» WORK TO BE COMPLETED: Look at the data below and print exactly the lines from its first line through the line with "import seaborn as sns"; the pictures stay out of the copy.

» LISTED ENTRIES:
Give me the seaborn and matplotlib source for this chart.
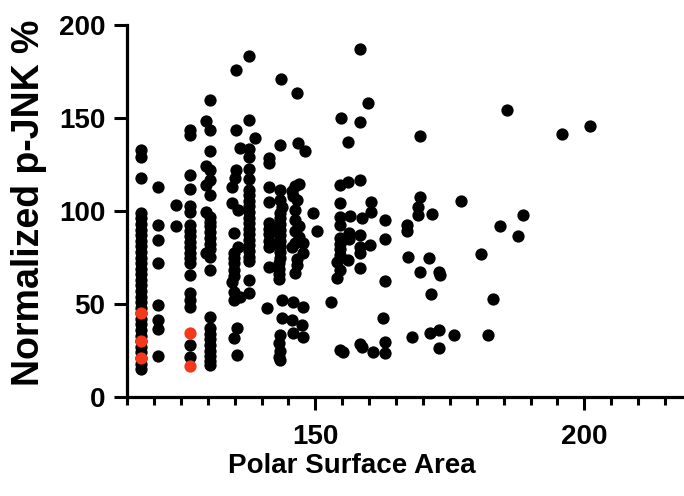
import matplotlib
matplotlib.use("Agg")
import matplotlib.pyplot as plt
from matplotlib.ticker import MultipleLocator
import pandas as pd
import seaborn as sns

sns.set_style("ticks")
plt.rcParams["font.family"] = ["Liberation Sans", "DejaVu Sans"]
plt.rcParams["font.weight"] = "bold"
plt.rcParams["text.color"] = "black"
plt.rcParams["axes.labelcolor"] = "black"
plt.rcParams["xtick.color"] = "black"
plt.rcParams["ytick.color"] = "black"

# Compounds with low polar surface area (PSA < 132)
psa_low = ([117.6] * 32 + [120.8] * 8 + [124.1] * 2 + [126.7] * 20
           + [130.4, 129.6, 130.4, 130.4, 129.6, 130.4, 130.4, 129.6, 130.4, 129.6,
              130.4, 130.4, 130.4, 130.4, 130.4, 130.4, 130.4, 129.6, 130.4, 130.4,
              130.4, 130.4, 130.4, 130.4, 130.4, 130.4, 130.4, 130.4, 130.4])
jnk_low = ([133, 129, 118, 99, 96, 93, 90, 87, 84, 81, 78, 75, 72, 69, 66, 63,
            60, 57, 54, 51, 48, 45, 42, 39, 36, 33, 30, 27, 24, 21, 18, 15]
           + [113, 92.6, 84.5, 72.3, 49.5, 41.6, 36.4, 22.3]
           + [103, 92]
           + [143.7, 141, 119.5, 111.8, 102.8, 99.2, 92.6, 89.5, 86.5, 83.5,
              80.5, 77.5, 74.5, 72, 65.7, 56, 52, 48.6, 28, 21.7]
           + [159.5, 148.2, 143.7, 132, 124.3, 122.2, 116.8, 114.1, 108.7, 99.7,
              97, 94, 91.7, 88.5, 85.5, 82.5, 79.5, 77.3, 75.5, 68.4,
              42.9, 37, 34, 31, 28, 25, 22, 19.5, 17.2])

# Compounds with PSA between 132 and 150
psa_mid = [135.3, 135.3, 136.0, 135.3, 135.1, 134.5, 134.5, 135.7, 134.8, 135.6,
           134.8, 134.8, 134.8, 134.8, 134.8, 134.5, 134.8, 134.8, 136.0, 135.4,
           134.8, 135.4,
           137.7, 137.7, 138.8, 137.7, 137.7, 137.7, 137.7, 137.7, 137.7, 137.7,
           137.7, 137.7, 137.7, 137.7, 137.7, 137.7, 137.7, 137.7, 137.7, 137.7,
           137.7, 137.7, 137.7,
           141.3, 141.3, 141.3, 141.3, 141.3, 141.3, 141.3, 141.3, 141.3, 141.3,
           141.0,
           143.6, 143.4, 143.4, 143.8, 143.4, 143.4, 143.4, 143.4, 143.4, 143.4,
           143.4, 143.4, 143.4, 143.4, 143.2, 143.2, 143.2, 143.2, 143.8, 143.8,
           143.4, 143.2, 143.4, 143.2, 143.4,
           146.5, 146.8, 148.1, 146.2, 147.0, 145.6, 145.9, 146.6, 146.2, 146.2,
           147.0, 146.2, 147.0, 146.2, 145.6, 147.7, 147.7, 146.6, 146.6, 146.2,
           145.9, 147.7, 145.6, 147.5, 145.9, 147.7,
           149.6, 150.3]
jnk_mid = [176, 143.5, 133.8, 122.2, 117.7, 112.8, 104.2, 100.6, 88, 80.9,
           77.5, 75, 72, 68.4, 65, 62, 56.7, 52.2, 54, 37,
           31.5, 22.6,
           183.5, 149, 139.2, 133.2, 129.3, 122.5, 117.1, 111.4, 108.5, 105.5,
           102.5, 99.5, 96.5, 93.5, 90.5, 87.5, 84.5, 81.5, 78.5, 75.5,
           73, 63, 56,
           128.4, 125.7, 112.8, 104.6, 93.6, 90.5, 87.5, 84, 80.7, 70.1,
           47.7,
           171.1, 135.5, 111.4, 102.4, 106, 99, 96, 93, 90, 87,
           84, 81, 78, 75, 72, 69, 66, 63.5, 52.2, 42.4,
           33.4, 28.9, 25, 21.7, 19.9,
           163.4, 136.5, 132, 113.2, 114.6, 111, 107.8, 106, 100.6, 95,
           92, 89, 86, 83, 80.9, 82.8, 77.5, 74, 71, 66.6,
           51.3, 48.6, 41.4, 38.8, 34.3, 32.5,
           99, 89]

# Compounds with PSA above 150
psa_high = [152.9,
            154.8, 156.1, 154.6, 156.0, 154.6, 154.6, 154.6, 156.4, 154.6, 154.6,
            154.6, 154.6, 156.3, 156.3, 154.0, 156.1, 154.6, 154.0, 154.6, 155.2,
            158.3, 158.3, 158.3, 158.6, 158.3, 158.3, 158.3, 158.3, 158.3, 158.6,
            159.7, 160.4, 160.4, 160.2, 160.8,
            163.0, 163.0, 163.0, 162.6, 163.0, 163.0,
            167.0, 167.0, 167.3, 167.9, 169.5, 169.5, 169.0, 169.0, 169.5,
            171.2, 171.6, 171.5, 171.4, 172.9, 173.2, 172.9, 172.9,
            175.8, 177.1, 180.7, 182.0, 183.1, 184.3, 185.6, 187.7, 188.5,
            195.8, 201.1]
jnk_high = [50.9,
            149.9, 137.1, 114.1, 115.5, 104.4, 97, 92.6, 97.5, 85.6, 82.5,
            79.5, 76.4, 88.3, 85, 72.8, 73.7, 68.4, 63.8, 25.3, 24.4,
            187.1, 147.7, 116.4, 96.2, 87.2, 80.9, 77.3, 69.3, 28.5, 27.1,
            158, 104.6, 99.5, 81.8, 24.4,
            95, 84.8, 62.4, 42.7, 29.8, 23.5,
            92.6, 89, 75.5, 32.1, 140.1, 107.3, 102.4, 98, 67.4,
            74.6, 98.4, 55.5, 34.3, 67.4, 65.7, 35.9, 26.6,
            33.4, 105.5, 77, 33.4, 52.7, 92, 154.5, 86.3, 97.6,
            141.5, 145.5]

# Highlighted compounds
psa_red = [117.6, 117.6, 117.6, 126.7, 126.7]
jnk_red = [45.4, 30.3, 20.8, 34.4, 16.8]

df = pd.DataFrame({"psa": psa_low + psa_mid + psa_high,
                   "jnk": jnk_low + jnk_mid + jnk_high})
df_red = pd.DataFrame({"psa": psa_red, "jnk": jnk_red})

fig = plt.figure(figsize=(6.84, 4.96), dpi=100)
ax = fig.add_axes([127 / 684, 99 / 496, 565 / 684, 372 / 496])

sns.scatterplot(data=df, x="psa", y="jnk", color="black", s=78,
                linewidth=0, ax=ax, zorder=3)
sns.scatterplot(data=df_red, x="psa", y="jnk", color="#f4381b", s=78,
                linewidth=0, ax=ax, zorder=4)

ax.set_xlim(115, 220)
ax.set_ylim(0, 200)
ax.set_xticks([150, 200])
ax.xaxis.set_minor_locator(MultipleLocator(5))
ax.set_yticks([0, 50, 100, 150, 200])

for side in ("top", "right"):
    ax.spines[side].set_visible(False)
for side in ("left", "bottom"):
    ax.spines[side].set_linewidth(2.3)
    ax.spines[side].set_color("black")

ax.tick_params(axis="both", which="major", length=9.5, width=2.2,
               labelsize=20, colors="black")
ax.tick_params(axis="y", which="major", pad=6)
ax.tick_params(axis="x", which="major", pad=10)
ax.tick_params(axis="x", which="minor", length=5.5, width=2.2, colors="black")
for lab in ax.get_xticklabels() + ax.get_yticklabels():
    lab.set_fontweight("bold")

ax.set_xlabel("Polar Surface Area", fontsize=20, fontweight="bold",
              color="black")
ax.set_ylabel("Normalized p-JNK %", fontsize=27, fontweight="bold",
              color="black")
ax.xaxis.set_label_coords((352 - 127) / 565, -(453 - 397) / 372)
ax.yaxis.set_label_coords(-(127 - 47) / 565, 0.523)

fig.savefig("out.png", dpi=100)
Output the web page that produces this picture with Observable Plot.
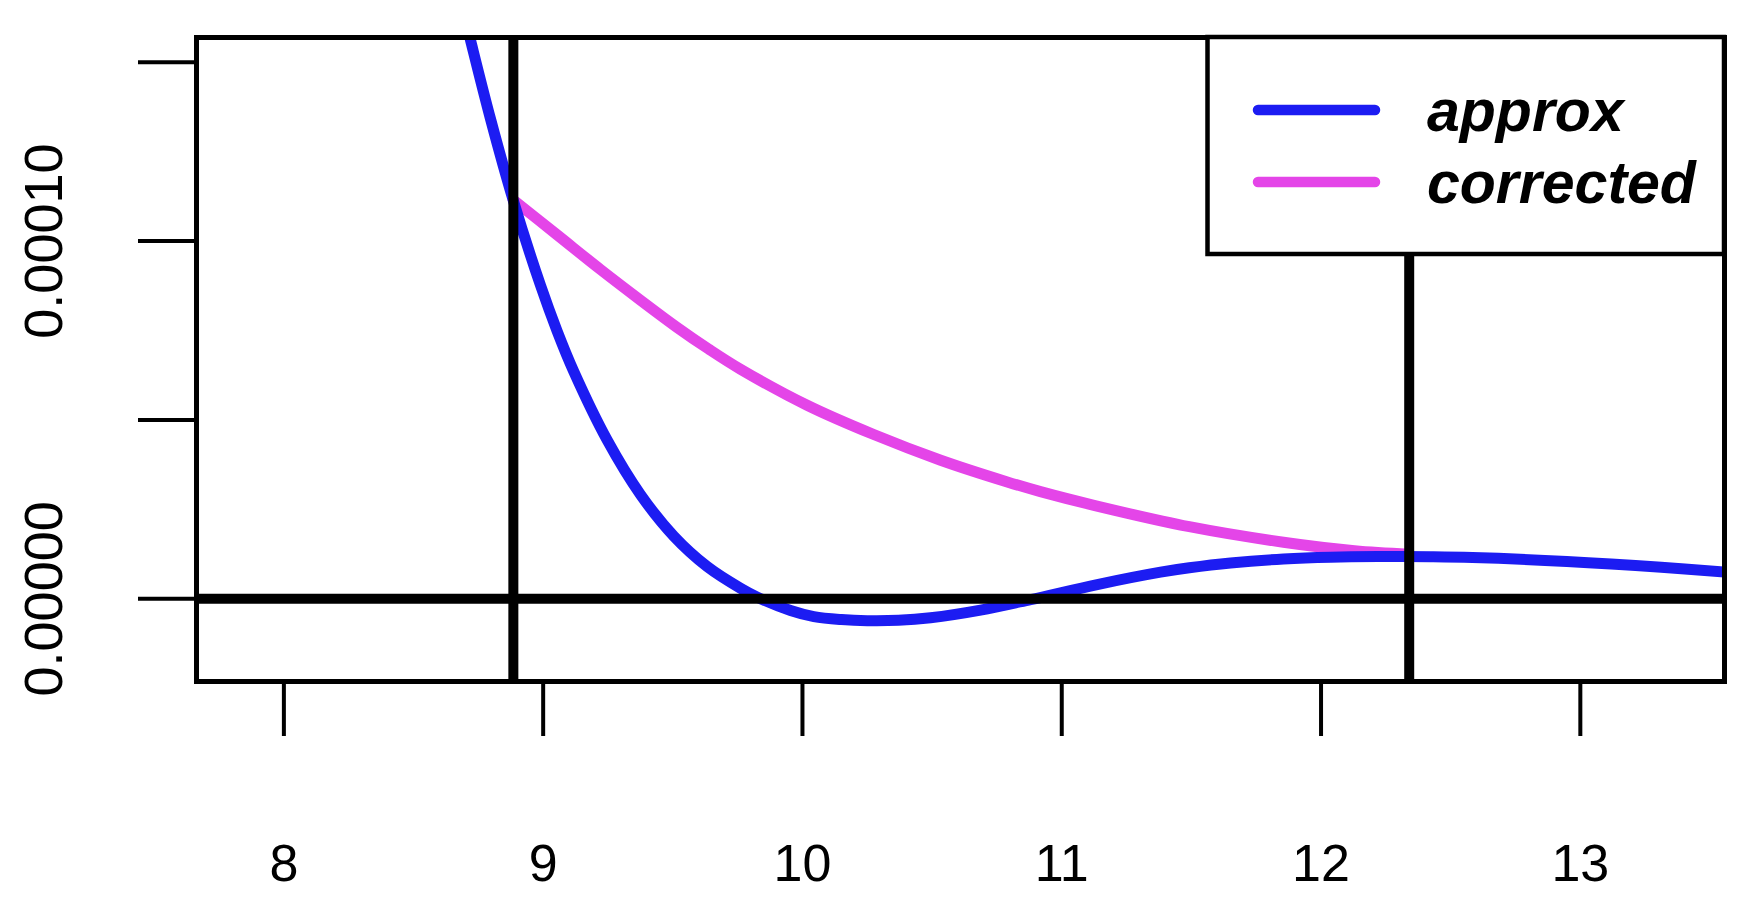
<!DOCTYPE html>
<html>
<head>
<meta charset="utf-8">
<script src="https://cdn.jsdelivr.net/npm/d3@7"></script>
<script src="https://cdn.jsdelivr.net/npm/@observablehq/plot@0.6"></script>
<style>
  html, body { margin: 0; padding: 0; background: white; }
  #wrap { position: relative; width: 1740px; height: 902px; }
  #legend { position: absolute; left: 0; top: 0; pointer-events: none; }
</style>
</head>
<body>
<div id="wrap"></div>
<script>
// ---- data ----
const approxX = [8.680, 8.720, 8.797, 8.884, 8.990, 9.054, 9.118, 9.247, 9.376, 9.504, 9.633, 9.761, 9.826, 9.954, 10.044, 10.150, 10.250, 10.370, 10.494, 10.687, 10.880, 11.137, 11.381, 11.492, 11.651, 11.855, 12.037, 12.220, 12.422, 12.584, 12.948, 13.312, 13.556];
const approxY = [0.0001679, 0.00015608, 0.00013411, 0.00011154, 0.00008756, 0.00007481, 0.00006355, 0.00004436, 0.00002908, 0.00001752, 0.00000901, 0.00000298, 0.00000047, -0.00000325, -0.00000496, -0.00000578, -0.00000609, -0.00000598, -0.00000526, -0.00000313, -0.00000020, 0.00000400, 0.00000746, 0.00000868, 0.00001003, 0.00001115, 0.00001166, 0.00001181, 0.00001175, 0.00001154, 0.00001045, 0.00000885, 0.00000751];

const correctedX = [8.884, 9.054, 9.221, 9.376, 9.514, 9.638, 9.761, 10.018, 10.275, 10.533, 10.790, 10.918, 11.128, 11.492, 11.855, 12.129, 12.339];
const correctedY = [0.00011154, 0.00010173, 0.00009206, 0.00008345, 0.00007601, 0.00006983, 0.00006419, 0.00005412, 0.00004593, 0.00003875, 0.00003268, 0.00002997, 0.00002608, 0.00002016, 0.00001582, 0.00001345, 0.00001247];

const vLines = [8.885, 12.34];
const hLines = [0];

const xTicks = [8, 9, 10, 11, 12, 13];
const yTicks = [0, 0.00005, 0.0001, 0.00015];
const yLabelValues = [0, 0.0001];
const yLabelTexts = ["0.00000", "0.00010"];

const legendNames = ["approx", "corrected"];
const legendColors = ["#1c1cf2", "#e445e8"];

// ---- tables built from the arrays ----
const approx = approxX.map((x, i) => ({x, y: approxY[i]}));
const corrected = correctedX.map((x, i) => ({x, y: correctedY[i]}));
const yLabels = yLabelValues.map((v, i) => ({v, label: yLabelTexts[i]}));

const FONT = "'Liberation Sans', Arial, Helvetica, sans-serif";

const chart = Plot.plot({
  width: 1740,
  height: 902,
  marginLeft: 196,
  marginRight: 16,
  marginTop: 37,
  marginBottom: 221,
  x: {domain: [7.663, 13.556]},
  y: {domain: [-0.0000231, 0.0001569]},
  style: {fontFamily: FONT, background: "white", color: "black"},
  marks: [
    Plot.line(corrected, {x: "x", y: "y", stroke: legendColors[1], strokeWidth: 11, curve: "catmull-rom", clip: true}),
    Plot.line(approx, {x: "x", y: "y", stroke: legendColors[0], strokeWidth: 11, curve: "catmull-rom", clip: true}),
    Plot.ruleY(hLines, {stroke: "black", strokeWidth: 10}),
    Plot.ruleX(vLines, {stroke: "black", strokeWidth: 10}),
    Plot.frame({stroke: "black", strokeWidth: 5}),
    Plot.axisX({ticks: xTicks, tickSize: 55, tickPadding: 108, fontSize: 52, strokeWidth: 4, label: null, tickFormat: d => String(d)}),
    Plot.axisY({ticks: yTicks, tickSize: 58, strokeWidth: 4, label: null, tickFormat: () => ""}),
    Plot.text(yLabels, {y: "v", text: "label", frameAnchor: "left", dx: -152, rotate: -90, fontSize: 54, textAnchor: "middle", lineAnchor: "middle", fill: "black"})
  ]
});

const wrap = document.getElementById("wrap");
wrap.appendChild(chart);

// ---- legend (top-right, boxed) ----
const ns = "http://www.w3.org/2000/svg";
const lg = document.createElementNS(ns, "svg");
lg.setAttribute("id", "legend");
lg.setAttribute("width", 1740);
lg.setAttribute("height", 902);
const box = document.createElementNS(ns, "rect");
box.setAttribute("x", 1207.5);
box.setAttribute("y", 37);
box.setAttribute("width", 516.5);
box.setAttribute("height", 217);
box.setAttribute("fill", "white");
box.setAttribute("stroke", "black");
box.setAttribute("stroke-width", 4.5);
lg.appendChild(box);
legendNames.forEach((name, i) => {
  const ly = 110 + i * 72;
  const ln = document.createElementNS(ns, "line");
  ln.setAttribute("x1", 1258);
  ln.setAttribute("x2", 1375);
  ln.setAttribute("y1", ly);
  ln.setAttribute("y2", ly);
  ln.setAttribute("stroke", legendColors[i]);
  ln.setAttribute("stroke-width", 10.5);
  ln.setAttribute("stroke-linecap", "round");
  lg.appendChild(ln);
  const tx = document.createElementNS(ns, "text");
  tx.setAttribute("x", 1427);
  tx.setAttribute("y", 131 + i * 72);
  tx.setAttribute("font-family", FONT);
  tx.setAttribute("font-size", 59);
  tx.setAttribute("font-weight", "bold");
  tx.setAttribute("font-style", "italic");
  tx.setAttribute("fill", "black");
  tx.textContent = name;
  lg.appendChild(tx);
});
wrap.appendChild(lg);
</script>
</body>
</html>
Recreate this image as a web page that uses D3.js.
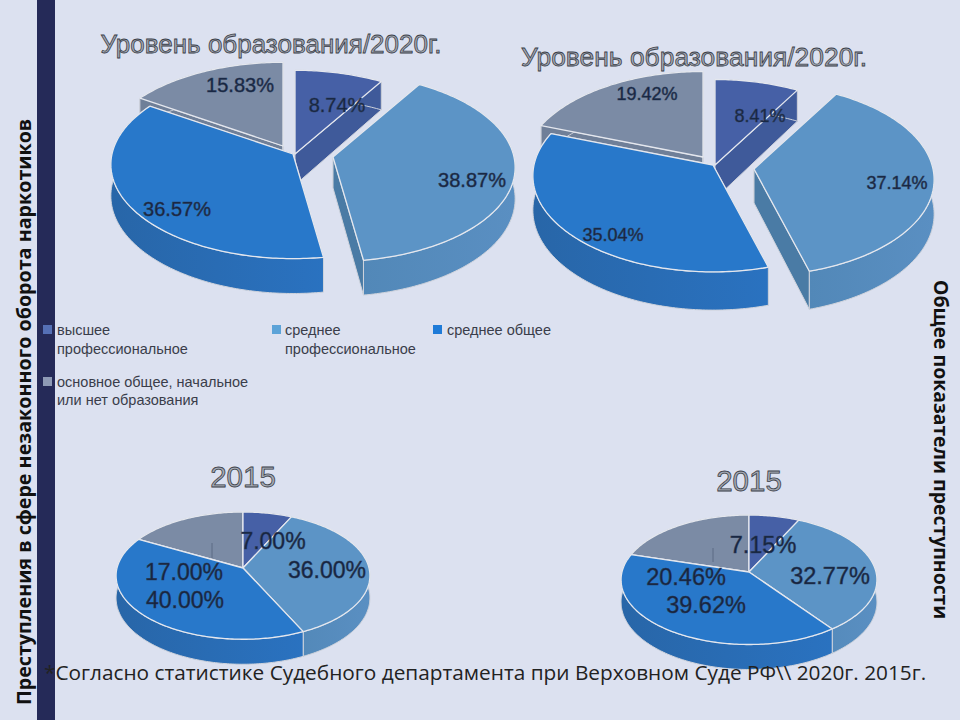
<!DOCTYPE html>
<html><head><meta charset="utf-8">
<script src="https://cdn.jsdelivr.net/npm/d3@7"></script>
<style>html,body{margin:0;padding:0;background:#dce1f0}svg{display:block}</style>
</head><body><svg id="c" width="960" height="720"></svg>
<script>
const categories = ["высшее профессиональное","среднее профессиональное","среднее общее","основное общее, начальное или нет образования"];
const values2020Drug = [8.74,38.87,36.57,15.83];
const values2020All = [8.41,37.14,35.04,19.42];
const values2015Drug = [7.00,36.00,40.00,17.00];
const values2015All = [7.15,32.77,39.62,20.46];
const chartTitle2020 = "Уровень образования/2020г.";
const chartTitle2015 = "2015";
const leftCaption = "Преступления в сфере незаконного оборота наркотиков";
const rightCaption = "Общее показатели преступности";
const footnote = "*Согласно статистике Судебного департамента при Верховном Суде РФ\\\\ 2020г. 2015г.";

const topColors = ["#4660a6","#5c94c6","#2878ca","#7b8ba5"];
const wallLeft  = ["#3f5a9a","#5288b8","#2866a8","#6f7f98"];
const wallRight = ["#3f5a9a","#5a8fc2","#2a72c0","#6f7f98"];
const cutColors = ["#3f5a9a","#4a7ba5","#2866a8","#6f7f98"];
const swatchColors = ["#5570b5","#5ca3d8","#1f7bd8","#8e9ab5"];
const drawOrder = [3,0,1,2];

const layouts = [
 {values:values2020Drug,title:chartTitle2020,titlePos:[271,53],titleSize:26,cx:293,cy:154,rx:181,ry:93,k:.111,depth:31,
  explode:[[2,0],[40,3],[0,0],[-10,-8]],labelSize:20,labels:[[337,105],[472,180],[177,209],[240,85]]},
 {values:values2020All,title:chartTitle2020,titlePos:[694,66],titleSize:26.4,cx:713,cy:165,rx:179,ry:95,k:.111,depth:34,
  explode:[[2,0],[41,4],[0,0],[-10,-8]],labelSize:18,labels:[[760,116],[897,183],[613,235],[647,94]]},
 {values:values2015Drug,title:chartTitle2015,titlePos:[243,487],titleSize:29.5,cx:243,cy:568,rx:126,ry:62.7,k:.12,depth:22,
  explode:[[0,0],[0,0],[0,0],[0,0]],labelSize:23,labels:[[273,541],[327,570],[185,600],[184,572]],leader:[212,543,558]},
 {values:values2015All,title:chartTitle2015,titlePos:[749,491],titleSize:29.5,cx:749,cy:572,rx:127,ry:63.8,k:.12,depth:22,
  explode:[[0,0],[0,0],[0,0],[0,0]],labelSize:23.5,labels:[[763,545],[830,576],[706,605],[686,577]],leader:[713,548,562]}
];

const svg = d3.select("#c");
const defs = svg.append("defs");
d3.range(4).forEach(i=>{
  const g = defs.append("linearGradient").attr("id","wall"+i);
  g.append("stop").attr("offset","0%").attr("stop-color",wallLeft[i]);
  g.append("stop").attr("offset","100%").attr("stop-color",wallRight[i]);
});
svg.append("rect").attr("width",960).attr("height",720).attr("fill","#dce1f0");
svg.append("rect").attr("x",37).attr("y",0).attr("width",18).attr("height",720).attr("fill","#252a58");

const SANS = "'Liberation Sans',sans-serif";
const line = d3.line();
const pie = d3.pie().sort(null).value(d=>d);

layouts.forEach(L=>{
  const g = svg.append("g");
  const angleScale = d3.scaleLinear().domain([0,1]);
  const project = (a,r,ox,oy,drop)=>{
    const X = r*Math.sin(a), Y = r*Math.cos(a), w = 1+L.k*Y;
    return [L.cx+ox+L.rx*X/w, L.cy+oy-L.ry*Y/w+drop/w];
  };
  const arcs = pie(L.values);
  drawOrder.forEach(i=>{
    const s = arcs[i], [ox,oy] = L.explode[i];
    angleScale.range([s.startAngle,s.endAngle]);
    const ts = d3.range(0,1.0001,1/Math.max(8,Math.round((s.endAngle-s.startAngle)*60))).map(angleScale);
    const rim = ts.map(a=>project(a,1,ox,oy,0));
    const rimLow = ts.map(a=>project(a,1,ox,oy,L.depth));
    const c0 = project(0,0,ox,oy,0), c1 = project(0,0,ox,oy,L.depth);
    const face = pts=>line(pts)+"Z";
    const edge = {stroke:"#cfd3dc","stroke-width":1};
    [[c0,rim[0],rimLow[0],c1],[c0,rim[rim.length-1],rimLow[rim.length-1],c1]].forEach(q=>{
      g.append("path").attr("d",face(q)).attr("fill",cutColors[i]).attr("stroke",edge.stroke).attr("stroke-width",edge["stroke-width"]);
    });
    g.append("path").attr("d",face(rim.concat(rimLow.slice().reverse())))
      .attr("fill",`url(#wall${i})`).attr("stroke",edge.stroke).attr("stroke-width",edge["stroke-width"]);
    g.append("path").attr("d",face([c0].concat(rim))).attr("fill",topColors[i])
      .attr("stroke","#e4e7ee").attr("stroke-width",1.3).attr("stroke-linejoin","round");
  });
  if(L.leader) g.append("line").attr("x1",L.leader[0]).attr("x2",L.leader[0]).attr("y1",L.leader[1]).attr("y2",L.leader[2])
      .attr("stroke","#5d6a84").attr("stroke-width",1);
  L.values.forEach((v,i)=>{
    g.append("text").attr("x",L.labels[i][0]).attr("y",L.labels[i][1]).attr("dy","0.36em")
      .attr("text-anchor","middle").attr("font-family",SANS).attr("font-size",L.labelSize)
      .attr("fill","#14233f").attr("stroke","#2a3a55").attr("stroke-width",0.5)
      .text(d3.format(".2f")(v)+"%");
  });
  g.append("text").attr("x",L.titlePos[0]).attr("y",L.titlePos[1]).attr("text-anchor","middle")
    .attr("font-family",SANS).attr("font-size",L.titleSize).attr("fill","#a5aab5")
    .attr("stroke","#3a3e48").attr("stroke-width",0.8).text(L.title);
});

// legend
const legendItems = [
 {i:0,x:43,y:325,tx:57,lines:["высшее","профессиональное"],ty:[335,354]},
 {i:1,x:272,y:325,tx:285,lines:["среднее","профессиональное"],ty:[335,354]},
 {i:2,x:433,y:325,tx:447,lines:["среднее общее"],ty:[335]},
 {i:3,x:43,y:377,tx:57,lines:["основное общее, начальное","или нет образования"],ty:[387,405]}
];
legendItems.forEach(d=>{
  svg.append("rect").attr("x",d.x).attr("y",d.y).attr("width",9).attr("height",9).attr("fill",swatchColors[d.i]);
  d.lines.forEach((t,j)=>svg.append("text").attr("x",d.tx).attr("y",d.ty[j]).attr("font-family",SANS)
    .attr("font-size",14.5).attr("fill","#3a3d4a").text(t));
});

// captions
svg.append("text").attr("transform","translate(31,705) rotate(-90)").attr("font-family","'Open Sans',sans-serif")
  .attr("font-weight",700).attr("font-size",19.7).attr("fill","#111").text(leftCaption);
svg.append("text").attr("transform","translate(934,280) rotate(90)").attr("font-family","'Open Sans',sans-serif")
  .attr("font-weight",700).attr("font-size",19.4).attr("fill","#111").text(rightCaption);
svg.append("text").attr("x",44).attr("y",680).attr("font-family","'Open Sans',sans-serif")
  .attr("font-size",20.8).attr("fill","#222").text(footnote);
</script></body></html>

» THE RESULT:
Give me the seaborn and matplotlib source for this chart.
import matplotlib
matplotlib.use("Agg")
import matplotlib.pyplot as plt
from matplotlib.ticker import MultipleLocator
import pandas as pd
import seaborn as sns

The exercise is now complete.